Il 17 per molti colleghi del Tommasi è numero maligno, secondo i latini XVII anagrammato sta per VIXI, dunque sentenziando l’avvenuta morte. Damiano Tommasi se ne fotte, in senso buono, è nato il 17 e poi di venerdì e il 17 era il numero della maglia che lo portò allo scudetto.
Titolare grazie a Chiara di sei figli, quattro le femmine e due i maschi, Tommasi è devoto, ex chierichetto, anche servitor di messe per il cappellano della Roma, insomma uno fedele e praticante, ma non certo un baciapile bacchettone.

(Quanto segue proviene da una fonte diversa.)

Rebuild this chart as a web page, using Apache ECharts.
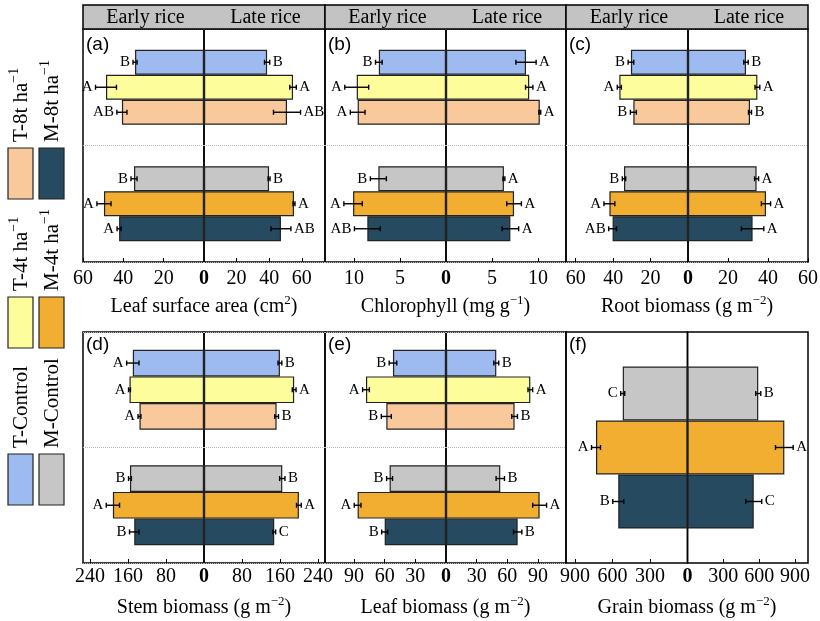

La faccia evangelica è presente da sempre, ma l’azione è quella di un mediano che bada alla difesa e tenta l’affondo.
Il mondo del calcio ha fornito altri esempi di carriera extragonistica, direi Percassi che da mastino marcatore si è trasformato in imprenditore di successo, George Weah presidente della Liberia, Bebeto eletto deputato regionale in Brasile, Kaladze ministro dell’energia e delle risorse naturali in Georgia e poi sindaco di Tblisi, Blanco il messicano del Valladolid governatore dello stato di Morelos, tra i minori Nervo, del Bologna, poi sindaco di Solagna, e perché no, Rustico che è stato assessore allo sport e alle politiche giovanili di Bergamo. Non dimentico Gianni Rivera che è stato sottosegretario. E in ogni caso, anche senza arrivare alle seggiole del potere, in giro per le squadre di ogni ordine e grado circolano atleti pensanti, con ottimi quarti di cultura e di saggezza. Poi certo, uno sente Adani ed è portato a pensare il contrario. Ma grazie al cielo nemmeno lui è la regola.
Totale: se la maggioranza non è silenziosa e si limita al cross e alla ripartenza, esiste una fazione o frazione che ha saputo e sa fare altro.
Damiano Tommasi viene da una famiglia di spacca legna (il nonno) e spacca pietre (il padre). Per il momento ha spaccato la storia di Verona.